Comment Re:My Opinion, More BFE Buffalo Ridge Projects (Score 1) 252

Seems to me the first step is designing a new high voltage power line that doesn't look like something out of a science gone horribly amok science fiction movie. I realize the when building these things they consider function over form, but the reality is the complete lack of aesthetics is a big factor in why people fight them so hard. They look like big industrial machinery, and in peoples minds that equates to scary and dangerous, especially from their comfy suburban house. Along I-4 here in Central Florida, near Disney World, there is a large transmission tower that is shaped to look like the iconic 3 circles Mickey Mouse design. They combined form and function in a way that turns an eyesore into an attraction.

Comment Re:Pfff... (Score 1) 1213

In the new version of Office (2010), they did realize that was a problem, and changed the menu to make it more obvious. You are referring to the old version (2007). That said, it's something that could easily be resolved with a little informal user training. upgrade a small test group first, collect the questions they most frequently ask, and whip up a document to answer most questions or show them how to do common tasks.
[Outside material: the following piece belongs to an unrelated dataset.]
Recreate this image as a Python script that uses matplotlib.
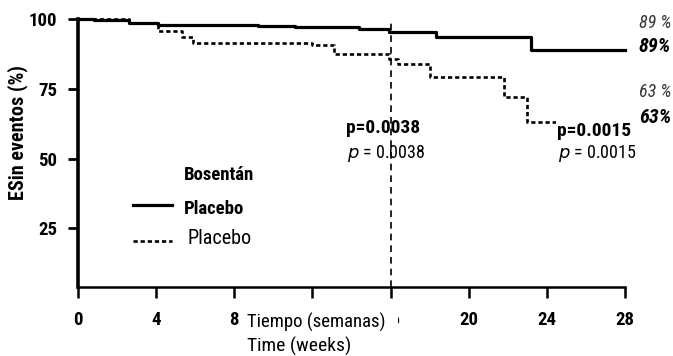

Something concise focused to your users is going to be a lot more useful then the generic tour everyone skips. You are going to have the same problem anytime you do a major upgrade though, it's the way it works and the price of progress. The only alternative is to dig your heels in and refuse to change, and that saves you money and time in the short term, but eventually you wind up with something like emacs, which requires extensive retraining to be able to do anything.

I really don't understand the reluctance some people in IT have in regards to upgrading MS products. When you got on the MS train, this was the inevitable result, it's their business model and always has been. You can hold off for awhile, but eventually you will have to decide to keep riding the train or get off. The more you fight it and delay it the harder the inevitable will be. I'm not saying you need to deploy every new version the week it comes out, but a planned, phased in incremental upgrade procedure over time will be better then waiting until you can't possibly delay any longer because MS is dropping support entirely and you are 3 major revisions behind. MS is in the business of selling software, and they want steady recurring income, not sell it once and support it to the end of time for free. If you don't like the upgrade cycle, I won't bother linking the xkcd comic because someone already has, but the world's tiniest open source violin is playing for you. Jump ship and find another solution or get with it, you can't stick your head in the sand and pretend it doesn't exist.

Comment Re:Isn't this the SECOND time ... (Score 4, Insightful) 479

Generally slot machines have a posted maximum jackpot. I don't know about this case but in other cases like this the reported "winnings" have far exceeded the maximum the machine is supposed to possibly give out, as posted on the machine. The real issue here is how crappy the engineering must be on these machines, to allow this to happen so often it routinely makes then news. In my opinion all glitches should require a payout of the maximum possible winnings, which must be clearly posted on the machine, regardless of what it "should" have paid out. That would encourage casinos to invest in machines with actual sound engineering principles, without making them unfairly liable for massive amounts of money when a legitimate freak error occurs (even in the best systems, exceedingly rare circumstances could cause errors). It's a slot machine, it's a simple device, if they spend the money on reasonable robustness they can easily achieve extremely low error rates.